Problem: Search the data below for "with"; list each line that holds it.

Material provided:

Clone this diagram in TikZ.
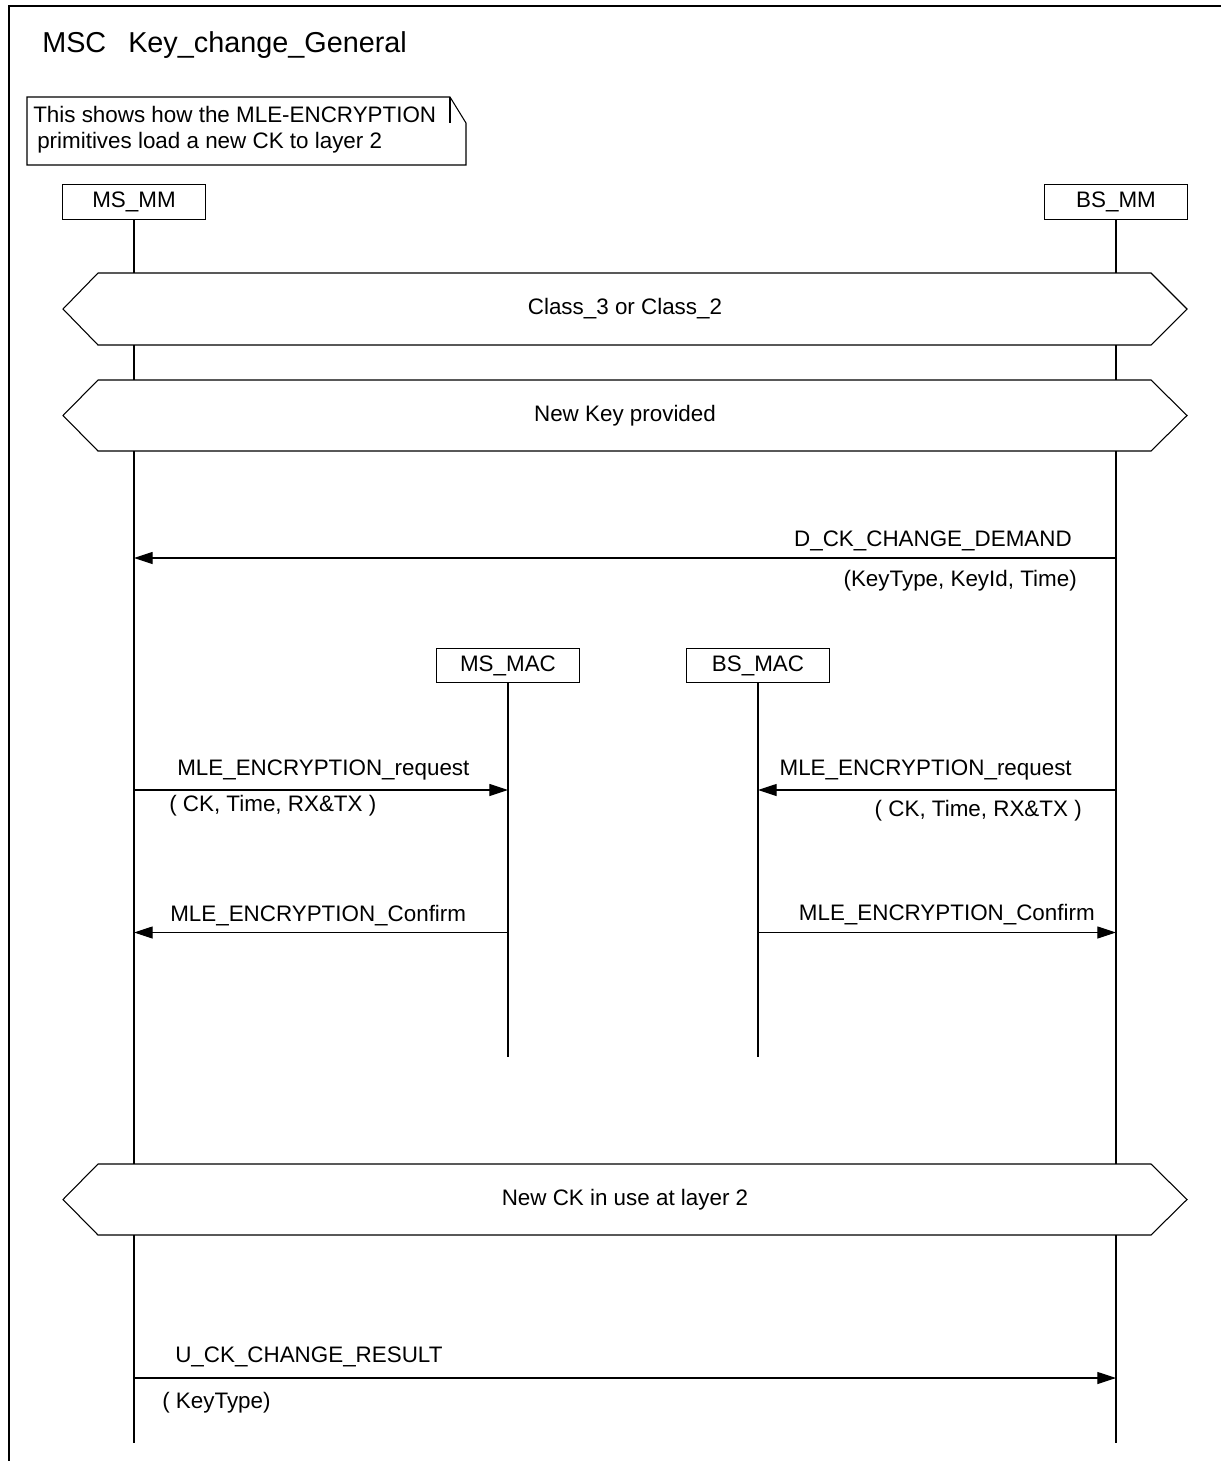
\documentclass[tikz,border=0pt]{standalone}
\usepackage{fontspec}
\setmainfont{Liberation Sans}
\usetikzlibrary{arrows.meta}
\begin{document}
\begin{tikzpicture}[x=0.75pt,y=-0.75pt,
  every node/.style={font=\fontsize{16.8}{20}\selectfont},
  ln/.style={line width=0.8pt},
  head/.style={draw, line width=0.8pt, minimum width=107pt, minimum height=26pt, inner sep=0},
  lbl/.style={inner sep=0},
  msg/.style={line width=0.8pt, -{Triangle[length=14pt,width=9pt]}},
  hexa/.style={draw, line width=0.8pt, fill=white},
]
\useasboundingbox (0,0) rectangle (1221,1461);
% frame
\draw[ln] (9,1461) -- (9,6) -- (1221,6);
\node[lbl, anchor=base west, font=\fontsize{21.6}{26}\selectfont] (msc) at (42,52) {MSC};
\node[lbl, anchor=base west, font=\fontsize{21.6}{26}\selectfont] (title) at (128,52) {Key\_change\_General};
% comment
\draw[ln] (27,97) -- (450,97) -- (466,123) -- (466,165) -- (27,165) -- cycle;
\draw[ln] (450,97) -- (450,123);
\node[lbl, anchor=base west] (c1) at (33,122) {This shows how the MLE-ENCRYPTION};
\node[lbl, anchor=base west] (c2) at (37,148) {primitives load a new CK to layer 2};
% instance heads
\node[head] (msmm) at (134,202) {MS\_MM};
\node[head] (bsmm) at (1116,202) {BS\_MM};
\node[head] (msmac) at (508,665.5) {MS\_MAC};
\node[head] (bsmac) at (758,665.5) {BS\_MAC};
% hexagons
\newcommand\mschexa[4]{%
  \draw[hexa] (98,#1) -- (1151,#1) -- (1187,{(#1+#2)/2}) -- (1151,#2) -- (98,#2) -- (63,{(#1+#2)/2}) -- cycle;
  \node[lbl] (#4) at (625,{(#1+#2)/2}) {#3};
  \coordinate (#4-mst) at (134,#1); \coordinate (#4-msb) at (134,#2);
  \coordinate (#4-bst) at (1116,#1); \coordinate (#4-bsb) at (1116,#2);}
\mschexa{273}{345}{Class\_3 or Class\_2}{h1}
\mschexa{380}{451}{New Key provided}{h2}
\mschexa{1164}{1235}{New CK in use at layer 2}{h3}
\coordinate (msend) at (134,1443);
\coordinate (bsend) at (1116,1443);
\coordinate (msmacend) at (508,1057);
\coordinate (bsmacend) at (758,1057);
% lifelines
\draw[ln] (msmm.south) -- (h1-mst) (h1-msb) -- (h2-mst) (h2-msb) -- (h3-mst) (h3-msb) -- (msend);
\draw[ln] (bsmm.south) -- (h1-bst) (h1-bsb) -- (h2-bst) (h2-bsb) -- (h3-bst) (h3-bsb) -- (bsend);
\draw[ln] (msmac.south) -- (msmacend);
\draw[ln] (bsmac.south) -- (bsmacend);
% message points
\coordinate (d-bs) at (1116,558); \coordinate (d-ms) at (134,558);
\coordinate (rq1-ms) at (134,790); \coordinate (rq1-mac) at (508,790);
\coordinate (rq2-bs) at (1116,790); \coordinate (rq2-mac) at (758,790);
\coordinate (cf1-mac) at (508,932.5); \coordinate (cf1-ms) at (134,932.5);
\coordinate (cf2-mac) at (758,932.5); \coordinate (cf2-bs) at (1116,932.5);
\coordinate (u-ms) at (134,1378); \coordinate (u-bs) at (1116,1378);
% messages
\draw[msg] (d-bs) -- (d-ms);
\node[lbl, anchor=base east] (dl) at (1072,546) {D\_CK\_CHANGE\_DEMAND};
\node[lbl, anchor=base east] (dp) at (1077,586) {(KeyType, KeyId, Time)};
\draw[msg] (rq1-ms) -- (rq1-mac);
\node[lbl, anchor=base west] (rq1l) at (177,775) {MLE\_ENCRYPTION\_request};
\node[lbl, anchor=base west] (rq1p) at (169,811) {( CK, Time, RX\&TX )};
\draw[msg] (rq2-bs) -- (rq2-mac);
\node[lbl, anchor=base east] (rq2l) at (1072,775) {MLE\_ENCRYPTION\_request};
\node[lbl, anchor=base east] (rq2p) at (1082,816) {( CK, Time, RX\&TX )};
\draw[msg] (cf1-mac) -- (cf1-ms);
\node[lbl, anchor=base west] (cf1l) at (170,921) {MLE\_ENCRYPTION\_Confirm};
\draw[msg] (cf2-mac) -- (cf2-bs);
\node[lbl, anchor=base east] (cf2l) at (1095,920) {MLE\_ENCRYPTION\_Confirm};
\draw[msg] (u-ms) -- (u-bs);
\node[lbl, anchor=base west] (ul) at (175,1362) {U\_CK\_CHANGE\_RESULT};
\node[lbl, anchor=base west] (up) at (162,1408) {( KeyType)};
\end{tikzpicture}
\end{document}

--

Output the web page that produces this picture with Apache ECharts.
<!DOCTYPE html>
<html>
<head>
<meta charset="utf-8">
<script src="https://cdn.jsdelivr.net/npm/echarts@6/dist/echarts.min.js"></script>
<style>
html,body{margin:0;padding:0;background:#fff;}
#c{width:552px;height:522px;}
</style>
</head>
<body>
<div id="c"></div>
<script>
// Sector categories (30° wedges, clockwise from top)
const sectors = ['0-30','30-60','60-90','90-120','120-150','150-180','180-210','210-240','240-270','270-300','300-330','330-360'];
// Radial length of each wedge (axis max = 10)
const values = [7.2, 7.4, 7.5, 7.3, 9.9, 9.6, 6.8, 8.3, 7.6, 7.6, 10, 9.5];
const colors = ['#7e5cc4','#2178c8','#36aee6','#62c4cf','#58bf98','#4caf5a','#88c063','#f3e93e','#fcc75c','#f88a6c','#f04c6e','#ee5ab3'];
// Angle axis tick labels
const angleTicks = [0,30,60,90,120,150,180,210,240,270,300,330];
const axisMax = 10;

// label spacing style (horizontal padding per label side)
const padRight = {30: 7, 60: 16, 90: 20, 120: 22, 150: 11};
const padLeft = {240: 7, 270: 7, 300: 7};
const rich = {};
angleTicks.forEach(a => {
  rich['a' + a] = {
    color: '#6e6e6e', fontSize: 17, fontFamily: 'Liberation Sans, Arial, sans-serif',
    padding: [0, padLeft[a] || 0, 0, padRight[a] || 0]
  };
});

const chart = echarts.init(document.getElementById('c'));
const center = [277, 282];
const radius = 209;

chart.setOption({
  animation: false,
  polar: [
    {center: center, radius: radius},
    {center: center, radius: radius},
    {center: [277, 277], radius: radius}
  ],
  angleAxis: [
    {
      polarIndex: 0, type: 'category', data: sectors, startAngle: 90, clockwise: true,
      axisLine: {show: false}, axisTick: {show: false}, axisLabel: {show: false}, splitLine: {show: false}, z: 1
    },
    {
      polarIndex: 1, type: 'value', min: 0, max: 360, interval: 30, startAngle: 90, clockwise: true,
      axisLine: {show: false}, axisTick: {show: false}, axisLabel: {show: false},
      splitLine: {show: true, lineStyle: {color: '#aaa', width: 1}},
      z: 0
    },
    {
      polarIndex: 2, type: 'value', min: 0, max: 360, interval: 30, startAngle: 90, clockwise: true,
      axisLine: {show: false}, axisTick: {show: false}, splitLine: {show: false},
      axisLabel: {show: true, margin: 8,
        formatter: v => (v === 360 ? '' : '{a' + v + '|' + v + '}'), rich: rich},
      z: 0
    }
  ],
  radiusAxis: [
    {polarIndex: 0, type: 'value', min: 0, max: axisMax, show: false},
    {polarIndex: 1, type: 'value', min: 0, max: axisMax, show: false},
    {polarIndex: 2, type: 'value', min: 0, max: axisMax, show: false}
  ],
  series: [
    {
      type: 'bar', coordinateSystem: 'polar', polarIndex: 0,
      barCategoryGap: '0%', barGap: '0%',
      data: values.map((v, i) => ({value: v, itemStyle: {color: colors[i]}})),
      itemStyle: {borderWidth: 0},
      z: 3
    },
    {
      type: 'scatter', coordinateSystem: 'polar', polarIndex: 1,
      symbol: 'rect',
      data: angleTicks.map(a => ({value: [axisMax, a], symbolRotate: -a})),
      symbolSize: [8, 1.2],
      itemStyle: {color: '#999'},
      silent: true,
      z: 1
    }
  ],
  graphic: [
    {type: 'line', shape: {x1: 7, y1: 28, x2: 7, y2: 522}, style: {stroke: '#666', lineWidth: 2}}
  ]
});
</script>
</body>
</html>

---

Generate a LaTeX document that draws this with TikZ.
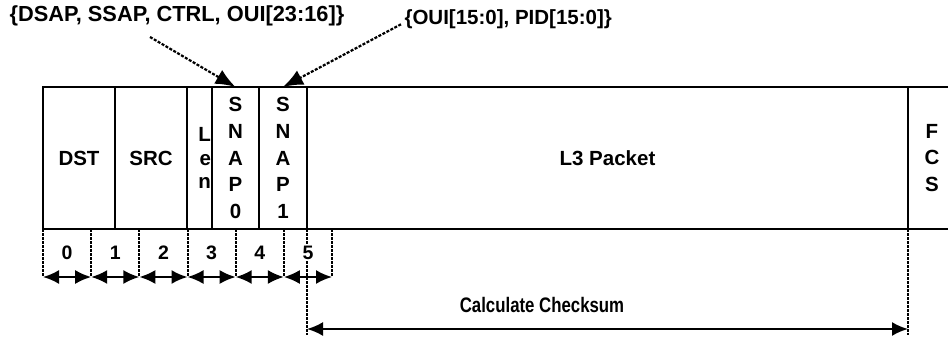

Written answer:
Output the web page that produces this picture with Apache ECharts.
Generate a LaTeX document that draws this with TikZ.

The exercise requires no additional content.